Since then, successive States have trashed that inheritance, piled on cost and headcount, failed to commit funds to the OAP pensions pot (although civil service pensions are fully funded), secondary health care or long-term care.
Despite highlighting what was then called the demographic time bomb, it has manifestly failed to prepare for it.
Along the way it has wasted £42m. on bungled IT projects, gifted us the collapse of government through what was called Fallagate, botched the hospital modernisation project and blown £63m. on consultants.
It has presided over a cost of living crisis for islanders, watched house prices and rents soar past London levels and shrugged as islanders either left Guernsey or turned to food banks and charities or borrowing to try to get by. Living standards have declined thanks to those rising housing costs and declining real incomes.
At the same time, the number of States employees has risen from 2008’s total of 5,400 to 6,600 today and the cost of paying them has mushroomed from £163m. a year to not far short of £400m. The average cost has doubled to £60,000 at the same time as median pay for ‘ordinary’ islanders was £42,672, actually a decrease of nearly 1% after allowing for inflation.
It’s also worth mentioning that back then in 2008, there were more than 7,500 people working in finance and while public sector employment has grown, that in financial services has since shrunk by more than 2,500.
So, here’s the double failure for ordinary islanders. Faced with the consequences of the States’ own economic mismanagement, the new president of Health & Social Care’s knee-jerk reaction is to put up prices and reduce the care package that’s available. He will also be looking to charge pensioners for their multiple life-saving prescriptions.
Meanwhile, States expenditure remains untouched and civil service growth unchallenged. At the same time, the new Health president promises the introduction of a new ‘sustainable’ system.
Jesus, Mary, Joseph, and the wee donkey… The States agreed to just that in 2017 under something called the Partnership of Purpose: Transforming Health and Care, which promised user-centred care, joined-up services, where people were valued, listened to, informed, respected and involved throughout their health and care journey.
They were also promised (promised, ha!) fair access to care, improved out-of-hospital services through the development of community hubs, better governance and quality of performance and direct access to services.
Despite this being an approved States direction with, I think, funding, the last Health Committee under Al Brouard did nothing to advance it. Too busy, he said. And Policy & Resources let him get away with it.
Now, a new president who really should know better – after all, he’s lived and worked through everything that led to the existing system – wants to chuck 30 years of Guernsey’s NHS in the bin and ignore an existing States resolution on ‘improving’ what we already have.
If I sound angry, it’s because I am. Hard on the heels of this, Policy & Resources announces a Government Work Plan focused on five ‘super-priorities’ that are nothing of the sort. They’re simple political posturing.

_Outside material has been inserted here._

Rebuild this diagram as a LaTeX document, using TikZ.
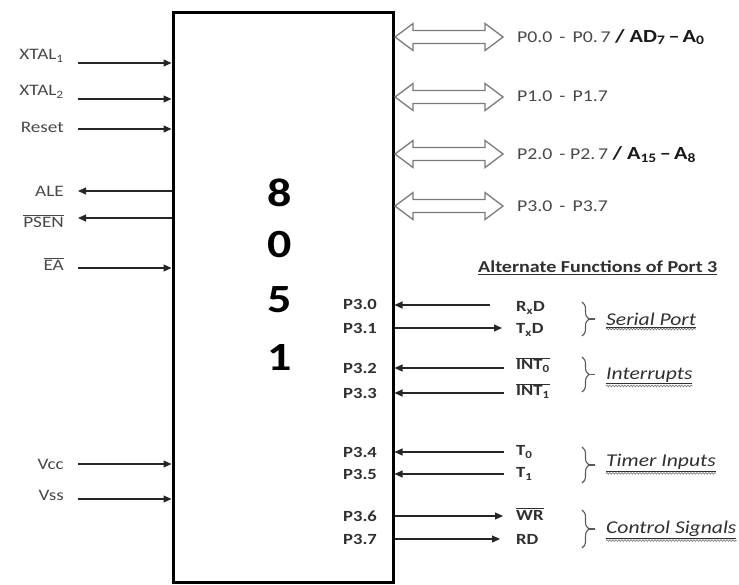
\documentclass[tikz,border=0pt]{standalone}
\usepackage{fontspec}
\setmainfont{Carlito}[FakeStretch=1.2]
\usetikzlibrary{arrows.meta,decorations.pathreplacing,decorations.pathmorphing}
\definecolor{lblgray}{HTML}{484848}
\definecolor{darktxt}{HTML}{303030}
\definecolor{arrgray}{HTML}{7A7A7A}
\begin{document}
\begin{tikzpicture}[x=1pt,y=-1pt,
  lbl/.style={inner sep=0pt, text=lblgray, font=\fontsize{16}{18}\selectfont},
  plbl/.style={inner sep=0pt, text=darktxt, font=\bfseries\fontsize{15.5}{18}\selectfont},
  portlbl/.style={inner sep=0pt, text=lblgray, font=\fontsize{16.5}{19}\selectfont},
  digit/.style={inner sep=0pt, text=black, font=\bfseries\fontsize{40}{44}\selectfont},
  titlelbl/.style={inner sep=0pt, text=darktxt, font=\bfseries\fontsize{16.7}{18}\selectfont},
  ital/.style={inner sep=0pt, text=darktxt, font=\itshape\fontsize{18}{20}\selectfont},
  conn/.style={draw=black!85, line width=1.1pt},
  tipped/.style={-{Triangle[length=8pt,width=7pt]}},
  bracestyle/.style={draw=black!65, line width=1.1pt, decorate, decoration={brace, amplitude=7pt}},
  wavy/.style={draw=black!55, line width=0.6pt, decorate, decoration={snake, amplitude=0.9pt, segment length=3pt}},
  dblarrow/.pic={\draw[arrgray, line width=1.3pt, line join=miter]
    (0,0) -- (18,-13.5) -- (18,-6.5) -- (90,-6.5) -- (90,-13.5) -- (108,0)
    -- (90,13.5) -- (90,6.5) -- (18,6.5) -- (18,13.5) -- cycle;}
]
\useasboundingbox (0,0) rectangle (739,584);

% chip
\node[draw, line width=3pt, minimum width=220pt, minimum height=570pt, inner sep=0pt] (chip) at (283,297) {};
\node[digit] (d8) at (280,193) {8};
\node[digit] (d0) at (280,245) {0};
\node[digit] (d5) at (280,300) {5};
\node[digit] (d1) at (280,358) {1};

% left side
\coordinate (lx1) at (78,63);
\coordinate (lx2) at (78,99);
\coordinate (lrs) at (78,129);
\coordinate (lale) at (78,191);
\coordinate (lps) at (78,218);
\coordinate (lea) at (78,268);
\coordinate (lvcc) at (78,464);
\coordinate (lvss) at (78,499);
\draw[conn,tipped] (lx1) -- (lx1 -| chip.west);
\draw[conn,tipped] (lx2) -- (lx2 -| chip.west);
\draw[conn,tipped] (lrs) -- (lrs -| chip.west);
\draw[conn,tipped] (lale -| chip.west) -- (lale);
\draw[conn,tipped] (lps -| chip.west) -- (lps);
\draw[conn,tipped] (lea) -- (lea -| chip.west);
\draw[conn,tipped] (lvcc) -- (lvcc -| chip.west);
\draw[conn,tipped] (lvss) -- (lvss -| chip.west);

\node[lbl, anchor=east] (txtal1) at (64,56) {XTAL\textsubscript{1}};
\node[lbl, anchor=east] (txtal2) at (64,92) {XTAL\textsubscript{2}};
\node[lbl, anchor=east] (treset) at (64,127) {Reset};
\node[lbl, anchor=east] (tale) at (64,191) {ALE};
\node[lbl, anchor=east] (tpsen) at (64,221) {$\overline{\mbox{PSEN}}$};
\node[lbl, anchor=east] (tea) at (64,264) {$\overline{\mbox{EA}}$};
\node[lbl, anchor=east] (tvcc) at (64,464) {Vcc};
\node[lbl, anchor=east] (tvss) at (64,495) {Vss};

% ports
\pic (pa0) at (395,37) {dblarrow};
\pic (pa1) at (395,97) {dblarrow};
\pic (pa2) at (395,154) {dblarrow};
\pic (pa3) at (395,206) {dblarrow};
\node[portlbl, anchor=west] (tp0) at (517,37) {P0.0\hspace{7pt}-\hspace{7pt}P0.\,7 {\color{black!90}\bfseries\fontsize{18.5}{22}\selectfont/ AD\textsubscript{7}\,–\,A\textsubscript{0}}};
\node[portlbl, anchor=west] (tp1) at (517,96) {P1.0\hspace{7pt}-\hspace{7pt}P1.7};
\node[portlbl, anchor=west] (tp2) at (517,155) {P2.0\hspace{7pt}- P2.\,7 {\color{black!90}\bfseries\fontsize{18.5}{22}\selectfont/ A\textsubscript{15}\,–\,A\textsubscript{8}}};
\node[portlbl, anchor=west] (tp3) at (517,206) {P3.0\hspace{7pt}-\hspace{7pt}P3.7};

% port 3 alternate functions
\node[titlelbl, anchor=west] (talt) at (478,268) {\underline{Alternate Functions of Port 3}};

\node[plbl, anchor=west] (q0) at (343,304) {P3.0};
\node[plbl, anchor=west] (q1) at (343,328) {P3.1};
\node[plbl, anchor=west] (q2) at (343,368) {P3.2};
\node[plbl, anchor=west] (q3) at (343,393) {P3.3};
\node[plbl, anchor=west] (q4) at (343,452) {P3.4};
\node[plbl, anchor=west] (q5) at (343,474) {P3.5};
\node[plbl, anchor=west] (q6) at (343,516) {P3.6};
\node[plbl, anchor=west] (q7) at (343,539) {P3.7};

\coordinate (r0) at (490,305);
\coordinate (r1) at (502,328);
\coordinate (r2) at (504,368);
\coordinate (r3) at (504,393);
\coordinate (r4) at (504,452);
\coordinate (r5) at (504,474);
\coordinate (r6) at (503,516);
\coordinate (r7) at (500,539);
\draw[conn,tipped] (r0) -- (r0 -| chip.east);
\draw[conn,tipped] (r1 -| chip.east) -- (r1);
\draw[conn,tipped] (r2) -- (r2 -| chip.east);
\draw[conn,tipped] (r3) -- (r3 -| chip.east);
\draw[conn,tipped] (r4) -- (r4 -| chip.east);
\draw[conn,tipped] (r5) -- (r5 -| chip.east);
\draw[conn,tipped] (r6 -| chip.east) -- (r6);
\draw[conn,tipped] (r7 -| chip.east) -- (r7);

\node[plbl, anchor=west] (frxd) at (516,308) {R\textsubscript{x}D};
\node[plbl, anchor=west] (ftxd) at (516,330) {T\textsubscript{x}D};
\node[plbl, anchor=west] (fint0) at (516,365) {$\overline{\mbox{INT\textsubscript{0}}}$};
\node[plbl, anchor=west] (fint1) at (516,391) {$\overline{\mbox{INT\textsubscript{1}}}$};
\node[plbl, anchor=west] (ft0) at (516,452) {T\textsubscript{0}};
\node[plbl, anchor=west] (ft1) at (516,474) {T\textsubscript{1}};
\node[plbl, anchor=west] (fwr) at (516,514) {$\overline{\mbox{WR}}$};
\node[plbl, anchor=west] (frd) at (516,539) {RD};

% braces and groups
\draw[bracestyle] (582,302) -- (582,336) coordinate[midway, xshift=7pt] (b1tip);
\draw[bracestyle] (582,357) -- (582,392) coordinate[midway, xshift=7pt] (b2tip);
\draw[bracestyle] (582,447) -- (582,483) coordinate[midway, xshift=7pt] (b3tip);
\draw[bracestyle] (582,510) -- (582,548) coordinate[midway, xshift=7pt] (b4tip);

\node[ital, anchor=west] (gsp) at (606,320) {\underline{Serial Port}};
\node[ital, anchor=west] (gint) at (606,376) {\underline{Interrupts}};
\node[ital, anchor=west] (gtim) at (606,463) {\underline{Timer Inputs}};
\node[ital, anchor=west] (gctl) at (606,530) {\underline{Control Signals}};

\draw[black!65, line width=1.1pt] (b1tip) -- ++(6,0);
\draw[black!65, line width=1.1pt] (b2tip) -- ++(6,0);
\draw[black!65, line width=1.1pt] (b3tip) -- ++(6,0);
\draw[black!65, line width=1.1pt] (b4tip) -- ++(6,0);

\draw[wavy] ([yshift=-1.5pt]gsp.south west) -- ([yshift=-1.5pt]gsp.south east);
\draw[wavy] ([yshift=-1.5pt]gint.south west) -- ([yshift=-1.5pt]gint.south east);
\draw[wavy] ([yshift=-1.5pt]gtim.south west) -- ([yshift=-1.5pt]gtim.south east);
\draw[wavy] ([yshift=-1.5pt]gctl.south west) -- ([yshift=-1.5pt]gctl.south east);
\end{tikzpicture}
\end{document}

The real priorities for islanders are cheaper rents and housing, easing cost of living pressures – especially States-controlled ones like electricity, waste and water and TRP – and tangible signs that government is controlling its own costs and insatiable demands for higher taxes.

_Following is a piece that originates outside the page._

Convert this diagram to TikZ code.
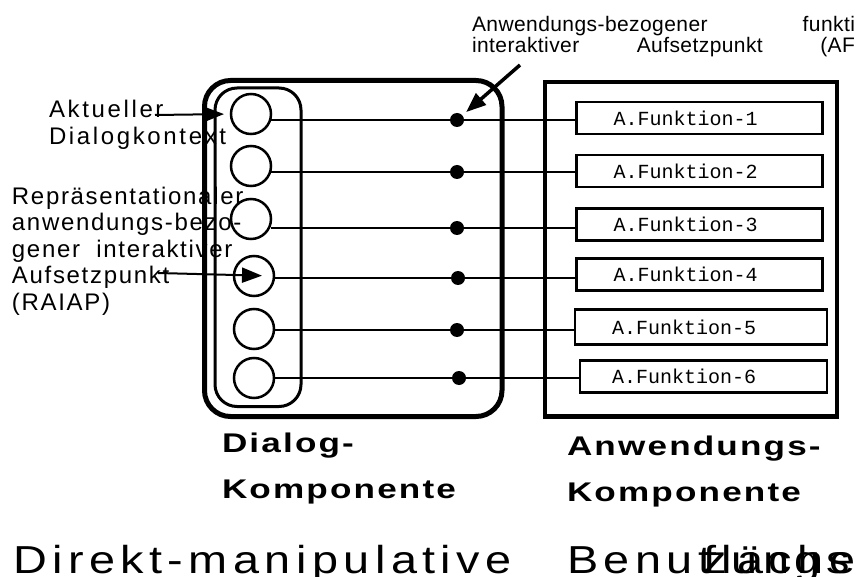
\documentclass[tikz,border=0pt]{standalone}
\usepackage{fontspec}
\setmainfont{Liberation Sans}
\newfontfamily\funcfont{Liberation Mono}
\usetikzlibrary{arrows.meta, positioning}

\begin{document}
\begin{tikzpicture}[x=1pt, y=-1pt, >={Triangle[length=20pt, width=15pt]},
    every node/.style={inner sep=0pt, outer sep=0pt},
    ctx/.style={draw, circle, line width=2.5pt, minimum size=40pt},
    tap/.style={fill, circle, minimum size=14pt},
    fbox/.style={draw, rectangle, line width=2.7pt, minimum height=32pt, inner xsep=37pt, text width=172pt, align=left, font=\funcfont\fontsize{20}{22}\selectfont},
    link/.style={line width=2pt},
    lbl/.style={anchor=base west, align=left},
    smalltxt/.style={font=\fontsize{24}{27}\selectfont\addfontfeatures{LetterSpace=11}},
    bigtxt/.style={anchor=base west, font=\fontsize{39}{44}\selectfont\addfontfeatures{FakeStretch=1.2, LetterSpace=14}},
    comptxt/.style={anchor=base west, align=left, font=\fontsize{27}{46}\selectfont\bfseries\addfontfeatures{FakeStretch=1.3, LetterSpace=8}}]
    \useasboundingbox (0,0) rectangle (859,577);

    % Dialog component
    \draw[line width=5pt, rounded corners=26pt] (204.5,80.5) rectangle (502,416.5);
    \draw[line width=3pt, rounded corners=22pt] (215,88) rectangle (301,406.5);

    % Application component
    \draw[line width=4.5pt] (545,82) rectangle (837,416.5);

    % Dialog contexts
    \node[ctx] (c1) at (251,114) {};
    \node[ctx] (c2) at (251,166) {};
    \node[ctx] (c3) at (251,219) {};
    \node[ctx] (c4) at (254,276) {};
    \node[ctx] (c5) at (254,329) {};
    \node[ctx] (c6) at (254,378) {};

    % Access points
    \node[tap] (d1) at (457,120) {};
    \node[tap] (d2) at (457,172) {};
    \node[tap] (d3) at (457,228) {};
    \node[tap] (d4) at (458,278) {};
    \node[tap] (d5) at (457,330) {};
    \node[tap] (d6) at (459,378) {};

    % Application functions
    \node[fbox] (f1) at (699.5,118) {A.Funktion-1};
    \node[fbox] (f2) at (699.5,171) {A.Funktion-2};
    \node[fbox] (f3) at (699.5,224.5) {A.Funktion-3};
    \node[fbox] (f4) at (699.5,274.5) {A.Funktion-4};
    \node[fbox, minimum height=35pt, text width=178pt] (f5) at (701,327) {A.Funktion-5};
    \node[fbox, inner xsep=32pt, text width=183pt] (f6) at (703.5,376.5) {A.Funktion-6};

    % Links
    \draw[link] (c1.east |- d1) -- (d1) -- (f1.west |- d1);
    \draw[link] (c2.east |- d2) -- (d2) -- (f2.west |- d2);
    \draw[link] (c3.east |- d3) -- (d3) -- (f3.west |- d3);
    \draw[link] (c4.east |- d4) -- (d4) -- (f4.west |- d4);
    \draw[link] (c5.east |- d5) -- (d5) -- (f5.west |- d5);
    \draw[link] (c6.east |- d6) -- (d6) -- (f6.west |- d6);

    % Labels (base = last line)
    \node[lbl, font=\fontsize{21}{21}\selectfont\addfontfeatures{LetterSpace=2}] (afiap) at (472,53)
        {\makebox[383pt][s]{Anwendungs-bezogener funkti}\\\makebox[383pt][s]{interaktiver Aufsetzpunkt (AF}};
    \node[lbl, smalltxt] (adk) at (49,145) {Aktueller\\Dialogkontext};
    \node[lbl, font=\fontsize{24}{26.5}\selectfont\addfontfeatures{LetterSpace=7}] (raiap) at (12,310)
        {Repräsentationaler\\anwendungs-bezo-\\gener\hspace{8pt} interaktiver\\Aufsetzpunkt\\(RAIAP)};

    \coordinate (afiapfrom) at (520,65);
    \coordinate (adkfrom) at (155,115);
    \coordinate (raiapfrom) at (158,273);
    \draw[->, line width=3.5pt, shorten >=5pt] (afiapfrom) -- (d1);
    \draw[->, link, shorten >=7pt] (adkfrom) -- (c1.west);
    \draw[->, link, shorten >=12pt] (raiapfrom) -- (c4.east);

    % Component names
    \node[comptxt] (dlg) at (222,498) {Dialog-\\Komponente};
    \node[comptxt] (anw) at (567,501) {Anwendungs-\\Komponente};

    % Title
    \node[bigtxt] (dm) at (13,573) {Direkt-manipulative};
    \node[bigtxt] (bn) at (567,573) {Benut};
    \node[bigtxt] (bz) at (703,573) {zungs};
    \node[bigtxt] (bf) at (703,573) {fläche};
\end{tikzpicture}
\end{document}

Above all, they want their living standards to improve, real incomes to rise and Guernsey’s economy to improve. Instead, government embraces stagnation and merely grows its own revenues at the expense of islanders.
Which, of course, is why Victoria Park has just distributed 86 Christmas food parcels to struggling local families. That’s not meeting demand, by the way. It’s all they had.
So apologies for being bleak this Christmastide. But betrayal and failure have no place in the Guernsey I used to know – and respect.